На самом деле в научных прениях Эрасистрат — человек совершенно ограниченный и крайне недалекий. В своем сочинении «О пищеварении» он ревностно спорит с теми, кто считает пищеварение процессом гниения пищи, в трактате «Об усвоении» — с теми, кто считает, что кровь передается по венам только благодаря близкому расположению артерий, а в труде «О дыхании» — с теми, кто утверждает, что воздух в легких со всех сторон подвергается стеснению. Он также, не дрогнув, стал возражать тем, кто считает, что моча поступает в мочевой пузырь в виде пара, и тем, кто думает, что питье устремляется в легкие. Таким образом, он охотно выбирает среди всех самые уязвимые учения и в основном занимается опровержениями. Что же до теории зарождения крови, которая ничуть не менее значительна, чем теория разжижения пищи в желудке, то он не снизошел до полемики с кем-либо из древних, а сам не осмелился предложить какую-нибудь новую мысль, хотя в начале своего сочинения «Общие положения» он и пообещал рассказать, как и посредством каких органов совершаются все природные действия в организме живых существ.
Выходит, если врожденная функция пищеварения слабеет, то у животного делается несварение, а если то же самое случится с функцией превращения переваренной пищи в кровь, то никакой болезни не произойдет? Следует ли полагать, что только эта функция у нас точно из стали и не подвержена изменениям? Или есть какое-то другое проявление этой болезни, помимо водянки? Итак, очевидно, что Эрасистрат во всех прочих вопросах, не колеблясь, опровергал самые слабые теории, а в этом вопросе не осмелился возражать своим предшественникам, да и сам не посмел сказать что-нибудь новое, тем самым признавая, что его собственная позиция оказалась несостоятельной.

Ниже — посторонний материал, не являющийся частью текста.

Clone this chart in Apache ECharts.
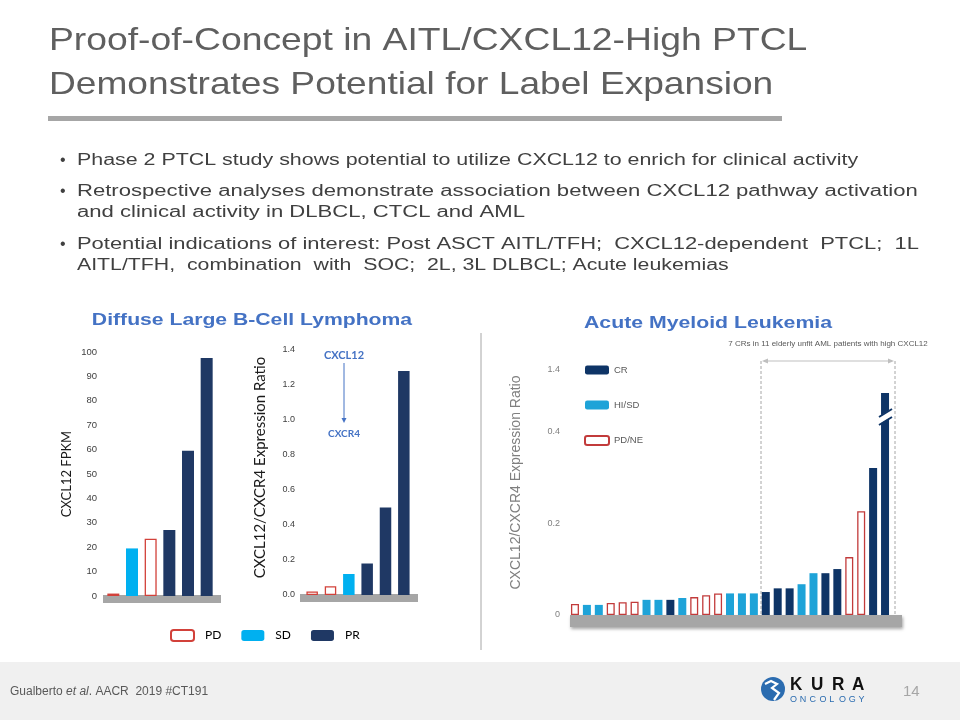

Ведь что было сказать о крови человеку, который ни во что не ставил внутреннюю теплоту? Что ему было сказать о желтой или черной желчи или о флегме? То, что, клянусь Зевсом, вероятно, желчь поступает извне напрямую, вместе с пищей. Эрасистрат примерно это и говорит: «Нет никакой пользы для практической медицины в том, чтобы разбираться, появляется жидкость такого рода при переработке пищи в области желудка или она попадает в организм, будучи смешанной с пищей, которая приносится снаружи». И ты, о почтеннейший, твердишь, что эту жидкость следует выводить из организма живого существа и что она станет причиной великого страдания, если ее не вывести. Как же ты, полагая, что от желчи нет никакой пользы, смеешь говорить, что для практической медицины нет смысла исследовать ее происхождение?
Допустим, что она содержится в пище и не выделяется непосредственно в печень (ты ведь считаешь, что возможны оба эти варианта). В этом случае важно определить, содержится ли в поступающей пище небольшое количество желчи, или ее там очень много. Ведь тогда одни виды пищи безвредны, а другие из-за большого содержания желчи не могут как следует очищаться в печени и должны вызывать множество болезней, причина которых, согласно самому Эрасистрату, — избыток желчи, в первую очередь желтуху. Каким образом для врача может быть избыточным знание о том, что, во-первых, желчь приходит извне, так как содержится в самой пище, а во-вторых, что в свекле, например, есть избыток желчи, в хлебе ее меньше, больше всего — в оливковом масле, а меньше всего — в вине, и так в каждом новом виде пищи по-своему? Разве не поднимут на смех того, кто сознательно выберет продукты с большим содержанием желчи вместо тех, где ее немного?
А что если желчь не содержится в еде, а зарождается в самих живых существах? Разве не полезно в этом случае знать, при каком состоянии тела ее появляется больше, а при каком меньше? Ведь наверняка всегда можно изменить, преобразовать и обратить к лучшему болезненные состояния тела. Но если мы не будем знать, какими бывают болезненные состояния и в чем отклонение от нормы, как нам эти состояния улучшить?